Upon her “retirement,” Anne remained as busy as ever in the field. In part, she remained active in professional associations: the Illinois Theatre Association, the American Alliance for Theatre and Education, the Children’s Theatre Foundation of America, and TYA/USA … a veritable alphabet soup of professional associations. I t is important to understand that she was active at the local level, at the state level, at the regional level, at the national level, and at the global level. Anne believed passionately that if we are professionals, we must have something to profess, something important to say, and that we must join with others in a professional association that is bigger than ourselves, to lift up our ideals, and hold the virtues high.

In 1978, Anne received the Creative Drama for Human Awareness Award, from the Children’s Theatre Association of America. In 1984, students at Northwestern voted her one of their outstanding professors, particularly meaningful because Anne was known for being fiercely rigorous, even as she was supportive and nurturing.  In 1993, the American Alliance for Theatre and Education awarded her the prestigious Campton Bell Award for Lifetime Achievement. This award isn’t given for one publication, or for one position held, it is given for an accumulation of accomplishments, a body of work that has occurred over a lifetime of distinguished service to the field.

In 2003 came the award from the Children’s Theatre Foundation of America, presented to her at Sardi’s in the heart of the theatre district in New York, right there at 44th and Broadway. Here she received the Medallion for Lifetime Achievement, and she was dubbed in an eloquent presentation by her long-time colleague Wally Smith, “a national mentor for creative drama and children’s theatre.” With humor, Anne in her acceptance speech said, “My journey as mentor could be subtitled, ‘From Indiana farm-girl to Sardi’s—in eighty-four years.’”
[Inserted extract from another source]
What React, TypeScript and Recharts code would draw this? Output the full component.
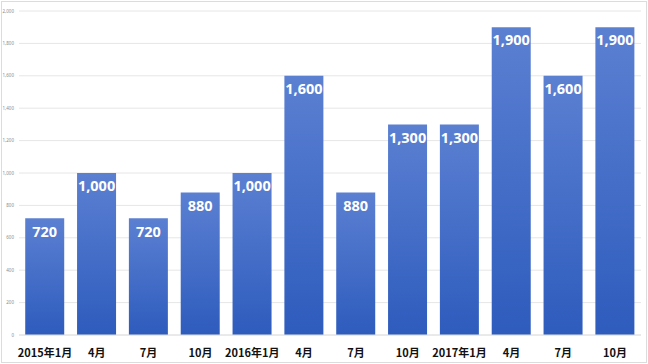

In a letter that she wrote to the CTFA board afterwards, thanking them for the honor and the celebration, she wrote, “I’m so grateful that so many friends and colleagues were there.” The truth is, the who’s who of the field gathered to pay tribute to Anne Thurman. But she also added, “I’m especially pleased that my beloved son Bruce was able to attend. Of everything I have done, he is my greatest accomplishment.”

Remember that moment when Anne was first in the class with her mentor, Winifred Ward? That moment when she received the comment on her paper that Miss Ward was disappointed?  I’d like to share a subsequent letter from the archives that Miss Ward wrote to her upon learning that Anne would be accepting a faculty position at Northwestern.  I can only invite us to imagine how happy she must have been reading these words. That part we can surmise, but the part we don’t have to imagine is the fact that Anne kept this letter all her life.

Dear Anne,


I don’t know of a better time to tell you what I really think of you than on your birthday. But what I really think is difficult to put into words without sounding overly effusive. Even when you were in my courses, I guessed your potential, and told you that I was disappointed that you were not living up to it. Then, through the years, I’ve seen you grow steadily, through happy times, and through terribly hard ones, until your big opportunity came, and you were worthy of it. Today, I am utterly convinced that of all the people I know—

(And I have to stop and add for moment—Winifred Ward knew everyone in the field—everyone.)

—of all the people I know, you were the right person to be chosen for this job. You truly have exactly the right qualifications, Anne. High intelligence; a realization of drama’s ever-widening possibilities; the tremendous energy necessary for research and experimentation; the open mind which keeps you from ever becoming small; an appreciation of beauty, both in children, and in things; a warm understanding of the people with whom you work; and perhaps best of all, the grace never to think too highly of yourself. I never can tell you, Anne, how grateful I am that you came my way, and that you are you.


With love, and admiration,


Winifred Ward

Anne would be uncomfortable with all this praise.  With her ready laugh, she would dismiss all this and say, “Oh c’mon, I’m a farm girl.  I don’t need all this froufrou.”  And I can hear her exhorting us, as she often did long past her retirement:

• Are we keeping our standards as high as we can?

• Is our professional network as strong as it could be?

• Are we committed to learning new things, remaining ever-fresh, always evolving and growing?

• Are we listening to what the children have to teach us?

• Are we empowering scholars and playwrights and artists and teachers the way we should be?

• Are we committed to welcoming fresh faces into the field?

• Are we listening to the research?  The neurological research?  The gender research?  The pedagogical research?

• Are we learning from an international community of artists and scholars?

• Are we keeping young people in mind in all of our choices?


The very last piece of correspondence from Winifred Ward to Anne Thurman begins, “Dear Anne, I have so many things to thank you for, I scarcely know where to begin.”  She is dearly missed – her big laugh, her sense of adventure, her steadfast devotion, her love of life – she is dearly missed.  But that farm girl taught us the work is never finished. And so we carry on.  As we do, we can say, like Miss Ward said, “I never can tell you, Anne, how grateful I am that you came my way, and that you are you.”



 All citations are from the Winifred Ward holdings and the Anne Thurman holdings in the Deering Special Collections Library at Northwestern University.

Rives Collins is an Associate Professor in the Department of Theatre at Northwestern University.  A Phi Beta Kappa graduate of Colorado College, he received his MFA in Child Drama from Arizona State University.  Currently a Fellow in the Searle Center for Teaching Excellence, he was the recipient of the Charles Deering McCormick Professorship for Excellence in Teaching. A long time Illinois Theatre Association member, he is also a Trustee of the Children’s Theatre Foundation of America, and an active member of the American Alliance for Theatre and Education.  As the immediate past president of AATE, he works with an international community of artists, educators, and scholars to champion the cause of drama and theatre in the lives of young people.